● WHAT THE TASK ASKS:
Take the lines from the head of the listing through the one bearing "from matplotlib.ticker import" and copy them exactly, leaving every picture out.
* start DATA PROVIDED *
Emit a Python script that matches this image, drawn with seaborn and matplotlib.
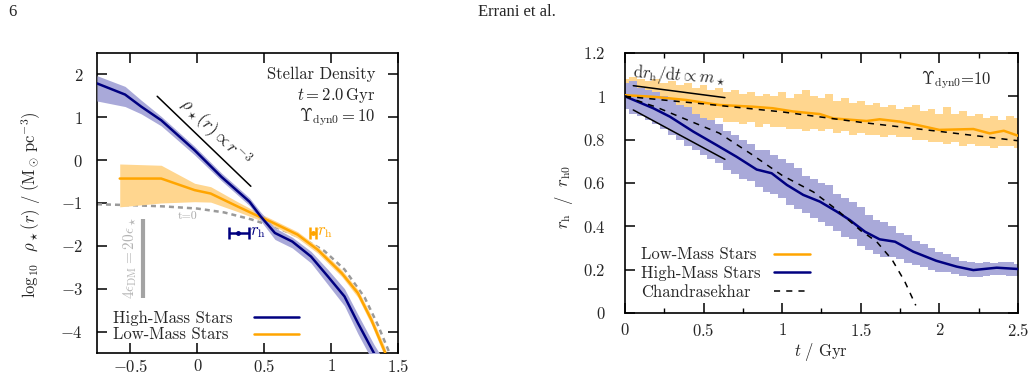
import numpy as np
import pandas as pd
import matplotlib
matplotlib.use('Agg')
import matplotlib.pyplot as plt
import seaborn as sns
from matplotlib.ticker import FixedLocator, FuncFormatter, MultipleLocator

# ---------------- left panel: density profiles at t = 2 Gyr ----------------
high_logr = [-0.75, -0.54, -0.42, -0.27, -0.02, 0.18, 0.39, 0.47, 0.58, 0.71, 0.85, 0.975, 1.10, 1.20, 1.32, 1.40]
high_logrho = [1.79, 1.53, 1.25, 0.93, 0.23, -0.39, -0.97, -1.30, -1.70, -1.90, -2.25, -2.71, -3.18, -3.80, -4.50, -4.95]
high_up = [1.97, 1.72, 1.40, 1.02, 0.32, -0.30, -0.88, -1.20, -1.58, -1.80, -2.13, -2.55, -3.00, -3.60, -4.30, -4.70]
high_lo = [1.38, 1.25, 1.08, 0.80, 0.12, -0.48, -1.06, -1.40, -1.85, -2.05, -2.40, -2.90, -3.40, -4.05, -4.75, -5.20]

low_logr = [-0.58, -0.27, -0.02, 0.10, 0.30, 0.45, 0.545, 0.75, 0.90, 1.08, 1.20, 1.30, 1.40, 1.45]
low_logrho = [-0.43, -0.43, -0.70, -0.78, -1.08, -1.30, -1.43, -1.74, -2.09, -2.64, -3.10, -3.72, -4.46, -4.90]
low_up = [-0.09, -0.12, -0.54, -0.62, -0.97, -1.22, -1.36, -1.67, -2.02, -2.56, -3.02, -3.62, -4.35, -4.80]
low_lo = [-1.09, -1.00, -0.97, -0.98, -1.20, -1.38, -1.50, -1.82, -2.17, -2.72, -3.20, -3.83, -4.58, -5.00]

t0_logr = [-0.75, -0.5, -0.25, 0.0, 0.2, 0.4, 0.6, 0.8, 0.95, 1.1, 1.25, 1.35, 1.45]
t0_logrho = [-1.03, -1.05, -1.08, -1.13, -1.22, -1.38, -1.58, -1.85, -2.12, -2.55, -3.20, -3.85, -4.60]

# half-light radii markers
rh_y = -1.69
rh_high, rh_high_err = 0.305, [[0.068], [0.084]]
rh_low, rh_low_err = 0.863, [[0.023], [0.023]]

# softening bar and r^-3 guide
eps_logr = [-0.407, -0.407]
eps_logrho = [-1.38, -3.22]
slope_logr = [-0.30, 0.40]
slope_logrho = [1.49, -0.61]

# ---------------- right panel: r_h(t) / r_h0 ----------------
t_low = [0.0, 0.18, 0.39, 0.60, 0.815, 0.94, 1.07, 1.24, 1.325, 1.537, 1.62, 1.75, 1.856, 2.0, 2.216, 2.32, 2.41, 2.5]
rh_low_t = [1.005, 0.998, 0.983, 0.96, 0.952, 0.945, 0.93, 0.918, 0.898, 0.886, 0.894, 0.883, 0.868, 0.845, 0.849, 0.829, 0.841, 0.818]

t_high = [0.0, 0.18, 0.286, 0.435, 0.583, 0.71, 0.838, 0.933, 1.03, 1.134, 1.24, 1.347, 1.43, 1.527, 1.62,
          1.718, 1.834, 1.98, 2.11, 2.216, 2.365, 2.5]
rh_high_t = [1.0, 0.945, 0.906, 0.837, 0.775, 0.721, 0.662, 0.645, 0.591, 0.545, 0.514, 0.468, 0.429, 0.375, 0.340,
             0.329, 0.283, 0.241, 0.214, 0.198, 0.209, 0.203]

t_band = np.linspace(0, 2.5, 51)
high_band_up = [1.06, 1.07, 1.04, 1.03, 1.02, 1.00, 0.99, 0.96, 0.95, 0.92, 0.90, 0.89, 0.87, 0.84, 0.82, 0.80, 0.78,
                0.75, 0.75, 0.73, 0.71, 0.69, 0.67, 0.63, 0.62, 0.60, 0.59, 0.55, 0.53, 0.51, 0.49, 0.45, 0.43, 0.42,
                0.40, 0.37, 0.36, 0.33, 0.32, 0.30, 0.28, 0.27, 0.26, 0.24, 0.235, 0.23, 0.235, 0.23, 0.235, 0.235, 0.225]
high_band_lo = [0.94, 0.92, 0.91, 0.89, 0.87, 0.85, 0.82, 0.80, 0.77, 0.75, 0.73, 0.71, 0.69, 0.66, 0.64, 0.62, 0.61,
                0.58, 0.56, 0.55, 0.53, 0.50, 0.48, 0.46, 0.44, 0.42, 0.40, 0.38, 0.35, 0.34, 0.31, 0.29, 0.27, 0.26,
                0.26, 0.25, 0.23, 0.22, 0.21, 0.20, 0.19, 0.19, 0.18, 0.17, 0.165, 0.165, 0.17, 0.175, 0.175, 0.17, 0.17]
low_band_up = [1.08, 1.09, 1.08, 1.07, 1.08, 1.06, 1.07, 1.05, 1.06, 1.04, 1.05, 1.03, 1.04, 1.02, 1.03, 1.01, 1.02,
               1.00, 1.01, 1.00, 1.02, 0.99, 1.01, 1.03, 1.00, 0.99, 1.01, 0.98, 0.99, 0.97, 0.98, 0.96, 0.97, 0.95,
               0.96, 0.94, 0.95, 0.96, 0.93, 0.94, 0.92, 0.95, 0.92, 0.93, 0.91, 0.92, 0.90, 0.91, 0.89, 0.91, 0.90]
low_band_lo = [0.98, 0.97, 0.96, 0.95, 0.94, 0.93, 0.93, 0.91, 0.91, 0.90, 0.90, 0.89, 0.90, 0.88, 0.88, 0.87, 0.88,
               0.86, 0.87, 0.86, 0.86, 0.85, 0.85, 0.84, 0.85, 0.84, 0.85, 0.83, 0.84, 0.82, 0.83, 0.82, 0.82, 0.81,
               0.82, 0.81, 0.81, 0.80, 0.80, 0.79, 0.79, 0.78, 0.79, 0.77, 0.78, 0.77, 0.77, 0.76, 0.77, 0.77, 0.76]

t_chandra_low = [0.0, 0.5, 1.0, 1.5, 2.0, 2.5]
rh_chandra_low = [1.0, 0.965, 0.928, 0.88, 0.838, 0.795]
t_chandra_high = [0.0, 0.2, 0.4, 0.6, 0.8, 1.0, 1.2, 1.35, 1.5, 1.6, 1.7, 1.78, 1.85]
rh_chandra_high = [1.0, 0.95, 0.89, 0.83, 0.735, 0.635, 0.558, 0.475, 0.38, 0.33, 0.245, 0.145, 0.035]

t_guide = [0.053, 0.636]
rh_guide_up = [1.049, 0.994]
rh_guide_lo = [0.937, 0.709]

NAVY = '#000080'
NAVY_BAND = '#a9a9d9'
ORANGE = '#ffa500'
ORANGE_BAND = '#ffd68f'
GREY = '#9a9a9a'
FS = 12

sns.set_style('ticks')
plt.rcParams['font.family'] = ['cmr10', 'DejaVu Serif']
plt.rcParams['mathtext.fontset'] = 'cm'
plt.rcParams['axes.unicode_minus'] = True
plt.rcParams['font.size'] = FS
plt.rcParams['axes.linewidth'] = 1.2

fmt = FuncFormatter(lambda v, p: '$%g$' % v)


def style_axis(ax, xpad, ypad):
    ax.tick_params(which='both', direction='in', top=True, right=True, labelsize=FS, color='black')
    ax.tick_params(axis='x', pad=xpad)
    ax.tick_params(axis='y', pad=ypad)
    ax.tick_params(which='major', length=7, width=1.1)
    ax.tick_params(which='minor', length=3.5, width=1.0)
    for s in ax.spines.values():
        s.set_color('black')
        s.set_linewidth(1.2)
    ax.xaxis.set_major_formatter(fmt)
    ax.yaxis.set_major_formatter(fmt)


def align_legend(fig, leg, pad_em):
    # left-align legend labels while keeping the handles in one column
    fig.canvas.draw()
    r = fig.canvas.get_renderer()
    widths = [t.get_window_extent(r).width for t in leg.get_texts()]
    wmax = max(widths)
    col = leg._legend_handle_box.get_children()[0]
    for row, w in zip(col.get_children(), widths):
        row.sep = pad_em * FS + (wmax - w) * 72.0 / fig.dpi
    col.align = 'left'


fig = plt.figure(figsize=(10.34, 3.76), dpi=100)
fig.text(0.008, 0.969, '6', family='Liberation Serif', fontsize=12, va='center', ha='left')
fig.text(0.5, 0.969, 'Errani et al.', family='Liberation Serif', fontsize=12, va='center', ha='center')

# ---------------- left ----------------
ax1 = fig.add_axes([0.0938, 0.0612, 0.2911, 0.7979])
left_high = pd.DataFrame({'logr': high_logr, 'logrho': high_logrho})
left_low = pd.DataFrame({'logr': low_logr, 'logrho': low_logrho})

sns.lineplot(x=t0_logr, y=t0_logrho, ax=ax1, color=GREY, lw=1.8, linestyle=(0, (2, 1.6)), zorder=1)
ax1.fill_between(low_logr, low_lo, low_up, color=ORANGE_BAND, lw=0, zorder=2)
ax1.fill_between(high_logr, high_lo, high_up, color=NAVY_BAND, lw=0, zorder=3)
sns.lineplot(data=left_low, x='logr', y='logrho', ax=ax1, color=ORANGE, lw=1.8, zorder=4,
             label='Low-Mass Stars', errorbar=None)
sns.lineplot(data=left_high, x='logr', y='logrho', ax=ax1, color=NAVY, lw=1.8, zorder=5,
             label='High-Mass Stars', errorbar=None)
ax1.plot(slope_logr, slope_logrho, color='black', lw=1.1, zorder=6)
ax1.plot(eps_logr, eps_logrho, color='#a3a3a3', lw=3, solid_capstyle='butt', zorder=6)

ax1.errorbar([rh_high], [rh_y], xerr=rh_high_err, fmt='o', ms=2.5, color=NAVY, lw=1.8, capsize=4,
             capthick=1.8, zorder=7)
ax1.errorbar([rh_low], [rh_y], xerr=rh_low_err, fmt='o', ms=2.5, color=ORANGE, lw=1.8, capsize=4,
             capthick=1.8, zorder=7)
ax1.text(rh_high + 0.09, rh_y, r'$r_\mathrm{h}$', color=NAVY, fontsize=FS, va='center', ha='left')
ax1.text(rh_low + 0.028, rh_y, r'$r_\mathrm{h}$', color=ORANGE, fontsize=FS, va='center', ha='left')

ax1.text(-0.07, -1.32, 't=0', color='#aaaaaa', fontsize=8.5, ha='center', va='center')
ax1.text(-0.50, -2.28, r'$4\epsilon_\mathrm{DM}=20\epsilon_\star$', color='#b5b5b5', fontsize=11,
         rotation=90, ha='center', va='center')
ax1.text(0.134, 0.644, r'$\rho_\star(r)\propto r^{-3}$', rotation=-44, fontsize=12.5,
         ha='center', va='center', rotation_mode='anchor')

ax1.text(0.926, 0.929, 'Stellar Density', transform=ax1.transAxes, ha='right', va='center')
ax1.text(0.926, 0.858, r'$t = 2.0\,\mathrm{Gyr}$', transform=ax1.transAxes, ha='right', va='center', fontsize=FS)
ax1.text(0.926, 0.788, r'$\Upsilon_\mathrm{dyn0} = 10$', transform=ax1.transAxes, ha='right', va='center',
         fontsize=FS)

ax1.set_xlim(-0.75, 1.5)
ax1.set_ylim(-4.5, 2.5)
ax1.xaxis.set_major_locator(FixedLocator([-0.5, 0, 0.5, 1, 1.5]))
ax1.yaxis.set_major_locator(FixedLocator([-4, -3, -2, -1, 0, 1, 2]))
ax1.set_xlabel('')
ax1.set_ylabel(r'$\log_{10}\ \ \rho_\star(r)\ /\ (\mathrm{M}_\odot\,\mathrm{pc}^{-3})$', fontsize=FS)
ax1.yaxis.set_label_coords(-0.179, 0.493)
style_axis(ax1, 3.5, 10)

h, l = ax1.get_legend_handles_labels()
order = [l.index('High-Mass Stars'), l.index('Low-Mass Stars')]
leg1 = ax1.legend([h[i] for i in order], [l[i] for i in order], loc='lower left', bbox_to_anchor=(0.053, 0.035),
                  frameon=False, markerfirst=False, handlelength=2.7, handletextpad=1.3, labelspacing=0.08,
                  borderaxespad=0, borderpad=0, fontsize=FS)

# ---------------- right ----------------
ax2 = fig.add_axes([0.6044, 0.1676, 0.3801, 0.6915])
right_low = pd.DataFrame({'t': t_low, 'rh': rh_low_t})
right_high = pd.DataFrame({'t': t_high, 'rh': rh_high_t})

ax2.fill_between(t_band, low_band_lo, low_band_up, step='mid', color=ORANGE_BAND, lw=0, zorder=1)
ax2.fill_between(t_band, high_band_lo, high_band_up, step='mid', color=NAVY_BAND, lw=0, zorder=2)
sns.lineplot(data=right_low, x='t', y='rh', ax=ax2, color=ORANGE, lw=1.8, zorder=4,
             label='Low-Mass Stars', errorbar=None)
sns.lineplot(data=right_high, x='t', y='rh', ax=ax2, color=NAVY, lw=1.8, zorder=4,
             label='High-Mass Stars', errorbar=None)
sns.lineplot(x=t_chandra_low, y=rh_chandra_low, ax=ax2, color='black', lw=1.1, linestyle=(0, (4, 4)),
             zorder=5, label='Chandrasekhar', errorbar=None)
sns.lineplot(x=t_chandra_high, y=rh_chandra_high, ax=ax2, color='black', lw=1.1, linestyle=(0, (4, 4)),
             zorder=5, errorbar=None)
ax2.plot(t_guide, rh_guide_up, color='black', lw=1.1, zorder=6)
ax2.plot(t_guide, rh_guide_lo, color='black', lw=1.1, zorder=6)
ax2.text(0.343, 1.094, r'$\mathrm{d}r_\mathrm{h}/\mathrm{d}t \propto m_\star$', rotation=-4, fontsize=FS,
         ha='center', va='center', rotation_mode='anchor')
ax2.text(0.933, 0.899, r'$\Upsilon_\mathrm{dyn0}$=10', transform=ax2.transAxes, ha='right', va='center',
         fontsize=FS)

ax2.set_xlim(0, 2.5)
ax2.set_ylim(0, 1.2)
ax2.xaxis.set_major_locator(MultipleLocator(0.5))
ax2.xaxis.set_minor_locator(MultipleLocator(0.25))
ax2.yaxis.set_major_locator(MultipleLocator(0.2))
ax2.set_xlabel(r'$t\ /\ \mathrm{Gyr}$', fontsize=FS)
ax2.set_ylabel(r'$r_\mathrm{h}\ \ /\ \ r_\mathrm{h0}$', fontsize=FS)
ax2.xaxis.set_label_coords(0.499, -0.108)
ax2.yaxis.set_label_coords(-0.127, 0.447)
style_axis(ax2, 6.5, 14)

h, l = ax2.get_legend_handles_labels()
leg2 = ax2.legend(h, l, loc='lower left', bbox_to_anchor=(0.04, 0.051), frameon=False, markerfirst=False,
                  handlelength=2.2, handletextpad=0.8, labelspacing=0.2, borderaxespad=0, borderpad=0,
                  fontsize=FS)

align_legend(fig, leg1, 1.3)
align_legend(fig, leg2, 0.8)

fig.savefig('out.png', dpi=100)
* end DATA PROVIDED *
● SOLUTION TO THIS TASK:
Emit a Python script that matches this image, drawn with seaborn and matplotlib.
import numpy as np
import pandas as pd
import matplotlib
matplotlib.use('Agg')
import matplotlib.pyplot as plt
import seaborn as sns
from matplotlib.ticker import FixedLocator, FuncFormatter, MultipleLocator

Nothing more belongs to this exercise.